The killing was still going on across the plain below but they both had blocked it out. Now the gyre of broad-winged mechs came lower, finishing up their business. Nigel pointed. “They’ll go for me if they sniff me out. I haven’t got your defenses.”
An intriguing jibe. But the birdlike mechs were getting closer. “What are those?”
“Ah. Photovores.”
One shot at him then. The burst ignited a tree and Nigel survived only because Quath instantly sent out a blanketing shield. It was an intense bubble of electromagnetic energy, veining the fractured air. Enough for the instant, but— “Afraid I have to call on those hidden reserves, Quath.” Nigel sent a signal, warbling oddly in his sensorium. He had been given a calling circuit and of course did not have a clue as to how it worked.
The filmy bird was enormous this time. At first he thought it was a mech, but as it came flapping over the trees he saw it was translucent, a delegate of the Highers. It hovered and piercing eyes gazed at them.
Nigel took its quick bleep of information and said, “Their wings are still light-sensitive, these photovores?”
Quath was still peering up at the huge nonbird of shifting, buzzing parts. It was clear in such a gross manifestation that millions of tiny motes made up the thing—whether insectlike motes or something odder, Nigel could not tell. He never had been able to figure it out, though it chose this manifestation often recently. He knew the physical form was meaningless and that whatever lay behind it was trying to make this easier for him and for Quath. “Quath?”
“Good. It needs to know. Details are not its strong suit.”
Not true, actually, he thought. But it was finite.
The timestone high above suddenly flared into a rich, golden-orange arc. The bleat of intense flux hammered Nigel down and he crawled under one of the trees. He could tell it was mostly infrared, but the visible alone nearly blinded him.
“It prefers simple solutions.”
Vapor burst from the tree decks. The sudden fog hissed and through it Nigel could see the photovores. They were instantly overloaded and their wings burst into smoldering black. Parts fell away.
The entire high stack of them, a gyre of hundreds, began tumbling in slow motion toward the plain. They would join those they had so recently dispatched with nonchalant abandon.

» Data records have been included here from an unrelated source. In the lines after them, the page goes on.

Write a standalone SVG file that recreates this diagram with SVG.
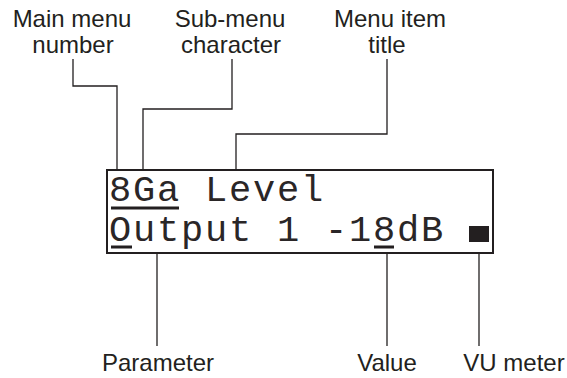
<svg xmlns="http://www.w3.org/2000/svg" width="567" height="378" viewBox="0 0 567 378">
<style>
.lbl{font-family:"Liberation Sans",Arial,sans-serif;font-size:24px;fill:#231f20;text-anchor:middle}
.lcd{font-family:"Liberation Mono","DejaVu Sans Mono",monospace;font-size:37px;letter-spacing:1.8px;fill:#2a2627}
.ldr{fill:none;stroke:#231f20;stroke-width:1.3}
.ul{fill:#231f20}
</style>
<rect width="567" height="378" fill="#fff"/>
<g id="connectors">
<polyline class="ldr" points="73,59 73,86 117,86 117,169"/>
<polyline class="ldr" points="232,59 232,109 143,109 143,169"/>
<polyline class="ldr" points="387,59 387,134 236,134 236,169"/>
<line class="ldr" x1="157" y1="254" x2="157" y2="346"/>
<line class="ldr" x1="387" y1="254" x2="387" y2="346"/>
<line class="ldr" x1="479" y1="254" x2="479" y2="346"/>
</g>
<g id="display">
<rect x="107" y="170" width="386" height="83" fill="#fff" stroke="#231f20" stroke-width="2"/>
<text class="lcd" x="109" y="201">8Ga Level</text>
<text class="lcd" x="109" y="241">Output 1 -18dB</text>
<rect class="ul" x="111" y="206.5" width="68" height="3"/>
<rect class="ul" x="111" y="245.5" width="21" height="3"/>
<rect class="ul" x="374" y="245.5" width="20" height="3"/>
<rect class="ul" x="469" y="226" width="20" height="16"/>
</g>
<g id="label-main-menu">
<text class="lbl" x="72" y="27">Main menu</text>
<text class="lbl" x="73" y="53">number</text>
</g>
<g id="label-sub-menu">
<text class="lbl" x="230" y="27">Sub-menu</text>
<text class="lbl" x="231" y="53">character</text>
</g>
<g id="label-menu-item">
<text class="lbl" x="390" y="27">Menu item</text>
<text class="lbl" x="387" y="53">title</text>
</g>
<g id="label-parameter">
<text class="lbl" x="158" y="371">Parameter</text>
</g>
<g id="label-value">
<text class="lbl" x="387" y="371">Value</text>
</g>
<g id="label-vu">
<text class="lbl" x="514" y="371">VU meter</text>
</g>
</svg>
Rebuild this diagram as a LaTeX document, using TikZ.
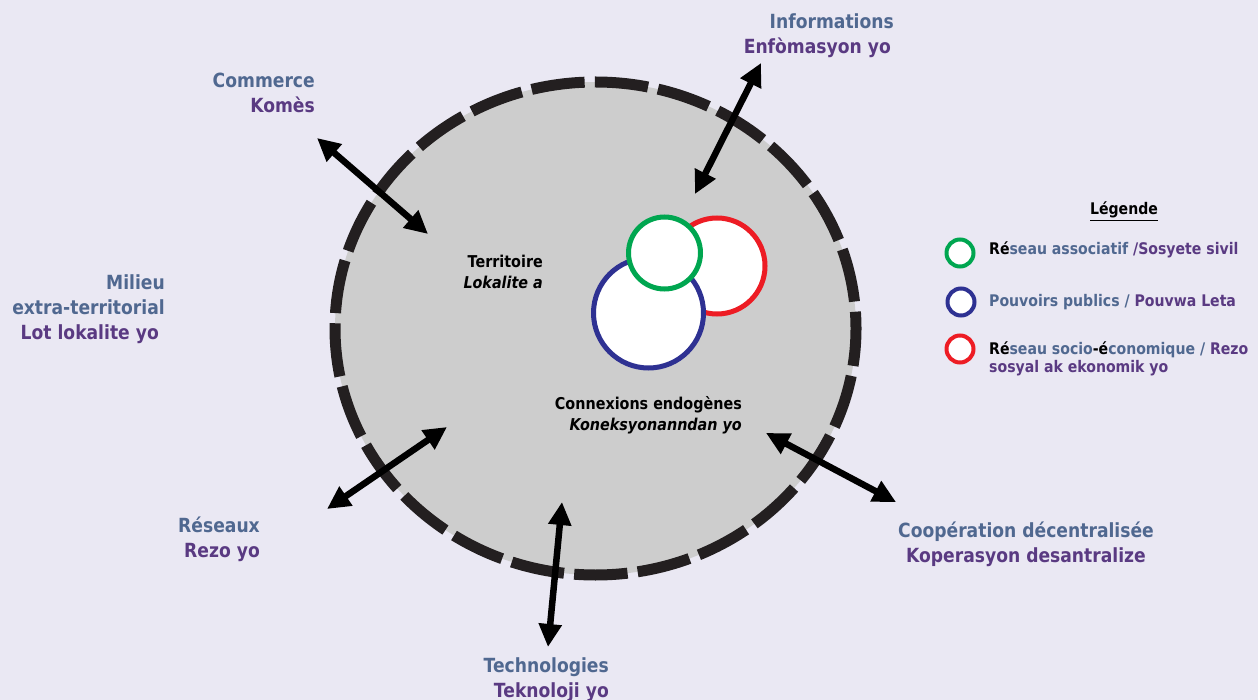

“I’ve seen these buggers work before,” Nigel shouted into the steam that cloaked them. “They’re beautifully engineered, but not for this.”

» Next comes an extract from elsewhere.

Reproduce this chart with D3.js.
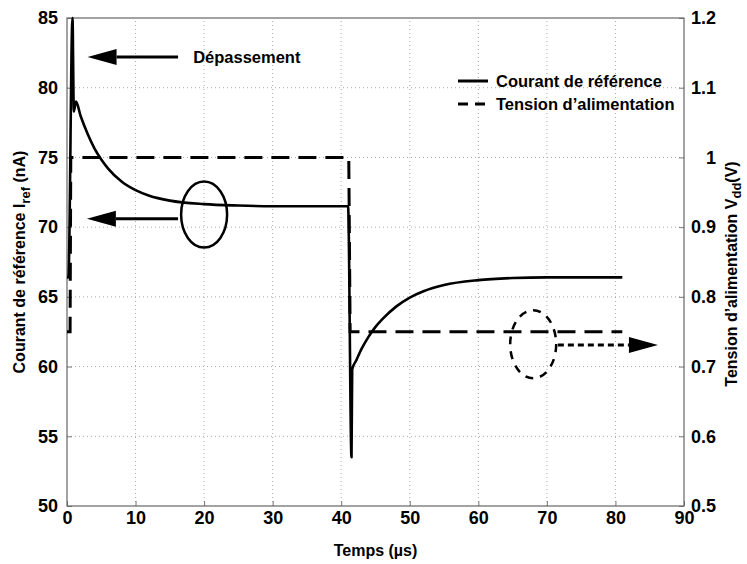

A photovore tumbled into a tree nearby. The thick trunk went down with a sharp crack.
“Damn, where’s that bird? We have to get out of
here.”
He knew the mechs used esty bombs now, destabilizing a patch of space-time so that it tried to straighten out and go flat. That ripped apart anything nearby. Anything that needed geometric structure to exist, maybe even a Magnetic Mind. No defense.
“You said you carried a human, right?”
“I’ll trade you a ride for that human.”
He couldn’t, of course. But the bird was somewhere here and to it, matter itself was a soufflé of empty space and furious probabilities.
“That human—bet I can guess his name.”
“Quite. Where’s that bird when you need him?”
Nigel sent a blaring call. Sure to attract photovores, even in their final torment. But there were only shaved seconds left. As had become his habit of late, he thought of Nikka for an instant, savoring it, just in case this was truly it. This time.
FOUR
Finitudes
No use running, of course.
The Mantis came as a fast flickering at the edges of Killeen’s vision. He was tired and something went out of him when he caught the swelling blankness, mute evidence of how easily it could avoid them.
Killeen got up slowly from their campfire. Toby and Cermo followed suit; Bishops stood, ready to move, even when it seemed pointless. He wished they had not indulged in the liquor, but then, that probably would make no difference.
Foolish to fire at it. Like shooting at the wind to bring on sunshine, his father Abraham had said once, describing a dumb idea on long-ago Snowglade. Well then, try bravado.
“Surprised to see us?”
* * *
We do not properly have a reaction like your surprise. All orderly forms integrate new data instantly, remaking themselves. They retain no memory of their attitude in the moment before, so no comparisons are possible.